I’m Ting, and listeners, America’s under cyber siege again – welcome to Dragon’s Code.
This week’s star of the show is a nasty little bug called React2Shell, also known as CVE-2025-55182, a max‑severity flaw in React Server Components that lets attackers run code on a server without logging in. Google’s Threat Intelligence team and Amazon’s threat intel crew both say at least five China‑nexus espionage units – names like UNC6600, UNC6586, UNC6588, UNC6595, and UNC6603, plus Earth Lamia and Jackpot Panda – have been hammering it within hours of disclosure, using it as their front door into US and allied infrastructure.
Here’s the play: they scan the internet for unpatched React and Next.js apps, pop the box with React2Shell, then drop payloads. Google and Cybersecurity‑Help report Chinese crews deploying Minocat tunnelers, Snowlight and Hisonic backdoors, Compood implants, and ANGRYREBEL.Linux malware, often hiding command‑and‑control in legitimate cloud services like AWS and Alibaba Cloud. Once in, they pivot toward crown‑jewel systems: cloud management consoles, identity providers, and in some cases operational technology that runs real‑world infrastructure.
Lawfare warns that Chinese hackers are already present in US critical infrastructure operational tech – the sensors, valves, and switches that keep power, water, and fuel flowing – and that “air‑gapping” is basically a myth. Those Chinese‑made devices with surprise internet capabilities? They’re the perfect bridge from a compromised web app to the gear that keeps a military base or city alive.

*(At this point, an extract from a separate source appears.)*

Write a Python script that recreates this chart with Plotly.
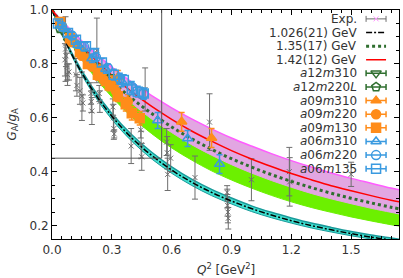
import plotly.graph_objects as go

# ---------------- data ----------------
Q2_GRID = [0.0, 0.1, 0.2, 0.3, 0.4, 0.5, 0.6, 0.7, 0.8, 0.9, 1.0, 1.1, 1.2, 1.3, 1.4, 1.5, 1.6, 1.7, 1.74]
FIT_1026 = [1.0, 0.834, 0.706, 0.606, 0.525, 0.460, 0.406, 0.361, 0.323, 0.291, 0.263, 0.239, 0.218, 0.200, 0.184, 0.170, 0.157, 0.146, 0.142]
FIT_1026_HI = [1.0, 0.840, 0.715, 0.616, 0.537, 0.472, 0.418, 0.372, 0.334, 0.302, 0.273, 0.249, 0.228, 0.209, 0.193, 0.178, 0.165, 0.154, 0.149]
FIT_1026_LO = [1.0, 0.828, 0.697, 0.594, 0.513, 0.447, 0.394, 0.349, 0.311, 0.280, 0.252, 0.229, 0.209, 0.191, 0.176, 0.162, 0.150, 0.139, 0.135]
FIT_135 = [1.0, 0.899, 0.812, 0.737, 0.672, 0.616, 0.566, 0.522, 0.483, 0.448, 0.417, 0.389, 0.364, 0.341, 0.320, 0.301, 0.284, 0.268, 0.262]
FIT_135_HI = [1.0, 0.919, 0.847, 0.783, 0.727, 0.676, 0.630, 0.589, 0.552, 0.518, 0.487, 0.459, 0.433, 0.410, 0.388, 0.368, 0.349, 0.332, 0.325]
FIT_135_LO = [1.0, 0.870, 0.765, 0.677, 0.603, 0.541, 0.488, 0.443, 0.403, 0.369, 0.339, 0.312, 0.288, 0.267, 0.249, 0.232, 0.217, 0.203, 0.198]
FIT_142 = [1.0, 0.908, 0.828, 0.758, 0.696, 0.642, 0.594, 0.551, 0.513, 0.478, 0.447, 0.419, 0.393, 0.370, 0.348, 0.329, 0.311, 0.294, 0.288]
FIT_142_HI = [1.0, 0.921, 0.850, 0.788, 0.732, 0.682, 0.637, 0.596, 0.559, 0.525, 0.495, 0.467, 0.441, 0.417, 0.395, 0.375, 0.357, 0.339, 0.333]
FIT_142_LO = [1.0, 0.891, 0.800, 0.721, 0.654, 0.595, 0.545, 0.500, 0.461, 0.426, 0.395, 0.367, 0.342, 0.319, 0.299, 0.281, 0.264, 0.249, 0.243]

EXP_Q2 = [0.065, 0.068, 0.070, 0.075, 0.078, 0.085, 0.120, 0.125, 0.140, 0.150, 0.155, 0.195, 0.197, 0.200,
          0.225, 0.237, 0.240, 0.305, 0.308, 0.310, 0.312, 0.397, 0.445, 0.447, 0.450, 0.467, 0.575, 0.578,
          0.580, 0.595, 0.717, 0.790, 0.878, 0.879, 0.880, 0.882, 0.884, 1.000, 1.190, 1.192, 1.500]
EXP_Y = [0.815, 0.855, 0.830, 0.790, 0.760, 0.770, 0.760, 0.720, 0.700, 0.680, 0.655, 0.690, 0.660, 0.625,
         0.850, 0.690, 0.660, 0.640, 0.600, 0.560, 0.540, 0.495, 0.555, 0.500, 0.455, 0.705, 0.510, 0.470,
         0.390, 0.450, 0.378, 0.584, 0.323, 0.300, 0.275, 0.250, 0.227, 0.370, 0.400, 0.362, 0.390]
EXP_ERR = [0.060, 0.120, 0.040, 0.050, 0.040, 0.030, 0.060, 0.040, 0.050, 0.090, 0.030, 0.040, 0.040, 0.050,
           0.120, 0.030, 0.040, 0.030, 0.050, 0.040, 0.015, 0.065, 0.030, 0.050, 0.050, 0.080, 0.050, 0.060,
           0.060, 0.050, 0.080, 0.105, 0.025, 0.035, 0.040, 0.040, 0.040, 0.078, 0.090, 0.090, 0.045]

A12M310_Q2 = [0.07, 0.14, 0.22, 0.30]
A12M310_Y = [0.905, 0.845, 0.790, 0.740]
A12M310_ERR = [0.015, 0.015, 0.020, 0.020]
A12M220L_Q2 = [0.04, 0.10, 0.16, 0.22, 0.28]
A12M220L_Y = [0.930, 0.880, 0.830, 0.790, 0.750]
A12M220L_ERR = [0.010, 0.015, 0.015, 0.020, 0.020]

A09M310_Q2 = [0.06, 0.12, 0.18, 0.24, 0.30, 0.33, 0.65, 0.80]
A09M310_Y = [0.930, 0.875, 0.820, 0.780, 0.735, 0.750, 0.585, 0.525]
A09M310_ERR = [0.010, 0.012, 0.015, 0.015, 0.020, 0.025, 0.035, 0.035]
A09M220_Q2 = [0.05, 0.10, 0.15, 0.20, 0.26, 0.32, 0.38]
A09M220_Y = [0.940, 0.880, 0.830, 0.790, 0.740, 0.700, 0.660]
A09M220_ERR = [0.010, 0.012, 0.015, 0.015, 0.020, 0.020, 0.025]
A09M130_Q2 = [0.04, 0.09, 0.14, 0.18, 0.23, 0.29, 0.33, 0.37, 0.40, 0.44]
A09M130_Y = [0.955, 0.895, 0.843, 0.800, 0.760, 0.720, 0.680, 0.650, 0.617, 0.598]
A09M130_ERR = [0.010, 0.012, 0.015, 0.015, 0.020, 0.020, 0.020, 0.025, 0.025, 0.025]

A06M310_Q2 = [0.06, 0.13, 0.20, 0.27, 0.35, 0.53, 0.68, 0.84]
A06M310_Y = [0.930, 0.870, 0.820, 0.780, 0.735, 0.590, 0.523, 0.428]
A06M310_ERR = [0.010, 0.012, 0.015, 0.015, 0.020, 0.030, 0.030, 0.035]
A06M220_Q2 = [0.05, 0.10, 0.16, 0.22, 0.28, 0.34, 0.40, 0.46]
A06M220_Y = [0.940, 0.905, 0.865, 0.825, 0.785, 0.745, 0.715, 0.690]
A06M220_ERR = [0.010, 0.012, 0.015, 0.015, 0.015, 0.020, 0.020, 0.020]
A06M135_Q2 = [0.03, 0.08, 0.12, 0.17, 0.21, 0.25, 0.31, 0.36, 0.40, 0.43, 0.46]
A06M135_Y = [0.950, 0.915, 0.890, 0.865, 0.840, 0.805, 0.760, 0.740, 0.705, 0.697, 0.690]
A06M135_ERR = [0.010, 0.012, 0.012, 0.015, 0.015, 0.015, 0.020, 0.020, 0.020, 0.020, 0.020]

INSET_Q2 = 0.55
INSET_Y = 0.45

LEGEND_LABELS = ["Exp.", "1.026(21) GeV", "1.35(17) GeV", "1.42(12) GeV",
                 "<i>a</i>12<i>m</i>310", "<i>a</i>12<i>m</i>220<i>L</i>",
                 "<i>a</i>09<i>m</i>310", "<i>a</i>09<i>m</i>220", "<i>a</i>09<i>m</i>130",
                 "<i>a</i>06<i>m</i>310", "<i>a</i>06<i>m</i>220", "<i>a</i>06<i>m</i>135"]

# ---------------- style ----------------
GRAY = "#6e6e6e"
DGREEN = "#2f6f2f"
ORANGE = "#ff8c1a"
BLUE = "#3a9ae0"
W, H = 403, 278
ML, MR, MT, MB = 52, 3, 7, 39
PW, PH = W - ML - MR, H - MT - MB

fig = go.Figure()


def band(lo, hi, fill, edge_hi, edge_lo):
    fig.add_trace(go.Scatter(x=Q2_GRID, y=lo, mode="lines", line=dict(color=edge_lo, width=1, shape="spline"),
                             showlegend=False, hoverinfo="skip"))
    fig.add_trace(go.Scatter(x=Q2_GRID, y=hi, mode="lines", fill="tonexty", fillcolor=fill,
                             line=dict(color=edge_hi, width=1.5, shape="spline"),
                             showlegend=False, hoverinfo="skip"))


band(FIT_135_LO, FIT_135_HI, "#6cf000", "#6cf000", "#6cf000")
band(FIT_142_LO, FIT_142_HI, "#e2a6e2", "#ff5cff", "#e2a6e2")
band(FIT_1026_LO, FIT_1026_HI, "#40e0d0", "#1a9a9a", "#1a9a9a")

# experimental points
fig.add_trace(go.Scatter(x=EXP_Q2, y=EXP_Y, mode="markers",
                         marker=dict(symbol="x-thin-open", size=5, line=dict(color=GRAY, width=1), color=GRAY),
                         error_y=dict(type="data", array=EXP_ERR, color=GRAY, thickness=1, width=3),
                         showlegend=False))

# fit curves
fig.add_trace(go.Scatter(x=Q2_GRID, y=FIT_1026, mode="lines",
                         line=dict(color="black", width=1.5, dash="6px,2px,2px,2px", shape="spline"),
                         showlegend=False))
fig.add_trace(go.Scatter(x=Q2_GRID, y=FIT_135, mode="lines",
                         line=dict(color=DGREEN, width=3, dash="3px,3px", shape="spline"),
                         showlegend=False))
fig.add_trace(go.Scatter(x=Q2_GRID, y=FIT_142, mode="lines",
                         line=dict(color="#ff0000", width=1.5, shape="spline"),
                         showlegend=False))

ENSEMBLES = [
    (A12M310_Q2, A12M310_Y, A12M310_ERR, DGREEN, "triangle-down-open"),
    (A12M220L_Q2, A12M220L_Y, A12M220L_ERR, DGREEN, "pentagon-open"),
    (A09M310_Q2, A09M310_Y, A09M310_ERR, ORANGE, "triangle-up"),
    (A09M220_Q2, A09M220_Y, A09M220_ERR, ORANGE, "circle"),
    (A09M130_Q2, A09M130_Y, A09M130_ERR, ORANGE, "square"),
    (A06M310_Q2, A06M310_Y, A06M310_ERR, BLUE, "triangle-up-open"),
    (A06M220_Q2, A06M220_Y, A06M220_ERR, BLUE, "circle-open"),
    (A06M135_Q2, A06M135_Y, A06M135_ERR, BLUE, "square-open"),
]
for xs, ys, es, col, sym in ENSEMBLES:
    fig.add_trace(go.Scatter(x=xs, y=ys, mode="markers",
                             marker=dict(symbol=sym, size=9, color=col, line=dict(color=col, width=1.5)),
                             error_y=dict(type="data", array=es, color=col, thickness=1.5, width=3),
                             showlegend=False))

# inset guide lines
fig.add_shape(type="line", x0=INSET_Q2, x1=INSET_Q2, y0=INSET_Y, y1=1.0, xref="x", yref="y",
              line=dict(color="#555555", width=1), layer="above")
fig.add_shape(type="line", x0=0, x1=INSET_Q2, y0=INSET_Y, y1=INSET_Y, xref="x", yref="y",
              line=dict(color="#555555", width=1), layer="above")

# ---------------- manual gnuplot-style key ----------------
ROW0_PX, ROW_DY = 16, 13.8
TEXT_RIGHT_PX, SAMPLE_C_PX, SAMPLE_HALF_PX = 360, 377, 10
fx = lambda px: (px - ML) / PW
fy = lambda py: (MT + PH - py) / PH
xc, xh = fx(SAMPLE_C_PX), SAMPLE_HALF_PX / PW
line_styles = [None,
               dict(color="black", width=1.5, dash="6px,2px,2px,2px"),
               dict(color=DGREEN, width=3, dash="3px,3px"),
               dict(color="#ff0000", width=1.5)]
for i, lab in enumerate(LEGEND_LABELS):
    yy = fy(ROW0_PX + i * ROW_DY)
    fig.add_annotation(x=fx(TEXT_RIGHT_PX), y=yy, xref="paper", yref="paper", text=lab, showarrow=False,
                       xanchor="right", yanchor="middle", font=dict(size=12, color="#333333"))
    if i == 0:
        fig.add_trace(go.Scatter(x=[xc], y=[yy], xaxis="x2", yaxis="y2", mode="markers",
                                 marker=dict(symbol="x-thin-open", size=5, line=dict(color=GRAY, width=1)),
                                 error_x=dict(type="data", array=[xh], color=GRAY, thickness=1, width=3),
                                 showlegend=False, hoverinfo="skip"))
    elif i <= 3:
        fig.add_trace(go.Scatter(x=[xc - xh, xc + xh], y=[yy, yy], xaxis="x2", yaxis="y2", mode="lines",
                                 line=line_styles[i], showlegend=False, hoverinfo="skip"))
    else:
        _, _, _, col, sym = ENSEMBLES[i - 4]
        fig.add_trace(go.Scatter(x=[xc], y=[yy], xaxis="x2", yaxis="y2", mode="markers",
                                 marker=dict(symbol=sym, size=9, color=col, line=dict(color=col, width=1.5)),
                                 error_x=dict(type="data", array=[xh], color=col, thickness=1.5, width=3),
                                 showlegend=False, hoverinfo="skip"))

# axis titles
fig.add_annotation(x=0.5, y=-(269 - (MT + PH)) / PH, xref="paper", yref="paper",
                   text="<i>Q</i><sup>2</sup> [GeV<sup>2</sup>]", showarrow=False,
                   xanchor="center", yanchor="middle", font=dict(size=12, color="#333333"))
fig.add_annotation(x=-(ML - 12) / PW, y=0.5, xref="paper", yref="paper",
                   text="<i>G</i><sub>A</sub>/<i>g</i><sub>A</sub>", showarrow=False, textangle=-90,
                   xanchor="center", yanchor="middle", font=dict(size=12, color="#333333"))

axis_common = dict(showgrid=False, zeroline=False, showline=True, linecolor="black", linewidth=1,
                   mirror="allticks", ticks="inside", ticklen=5, tickcolor="black",
                   tickfont=dict(size=12, color="#333333"), tickformat=".1f")
fig.update_layout(
    width=W, height=H, margin=dict(l=ML, r=MR, t=MT, b=MB),
    paper_bgcolor="white", plot_bgcolor="white",
    font=dict(family="DejaVu Sans", size=12, color="#333333"),
    xaxis=dict(range=[0, 1.74], tick0=0, dtick=0.3,
               minor=dict(dtick=0.05, ticks="inside", ticklen=3, tickcolor="black"), **axis_common),
    yaxis=dict(range=[0.15, 1.0], tick0=0, dtick=0.2,
               minor=dict(dtick=0.05, ticks="inside", ticklen=3, tickcolor="black"), **axis_common),
    xaxis2=dict(overlaying="x", range=[0, 1], visible=False, anchor="y2"),
    yaxis2=dict(overlaying="y", range=[0, 1], visible=False, anchor="x2"),
    showlegend=False,
)

fig.write_html("out.html", config={"displayModeBar": False},
               post_script="document.body.style.margin='0';document.body.style.overflow='hidden';")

We’ve seen this pattern before. The FCC’s new Federal Register order revisits the Salt Typhoon campaign, a PRC‑sponsored group that quietly infiltrated at least eight US communications carriers by abusing known CVEs and sloppy network hygiene. After that, the FCC stood up a Council on National Security and pushed carriers into accelerated patching, tighter access controls, better log review and threat hunting, zero‑trust architectures, and aggressive info‑sharing with federal partners.
On the defensive side this week, CISA updated its cybersecurity performance goals for critical infrastructure, emphasizing rapid patching of internet‑facing software, strict control of remote access into OT, continuous monitoring, and vendor risk management. Senator Mark Warner and other officials are publicly warning that Chinese intrusions into telecom and infrastructure are accelerating, supercharged by AI‑driven reconnaissance and exploit development.
The big lessons experts keep repeating: if you run React or Next.js, patch React2Shell yesterday; assume Chinese operators are already scanning your stuff; stop trusting that OT is isolated; and treat cloud, telecom, and industrial control as one attack surface, not three.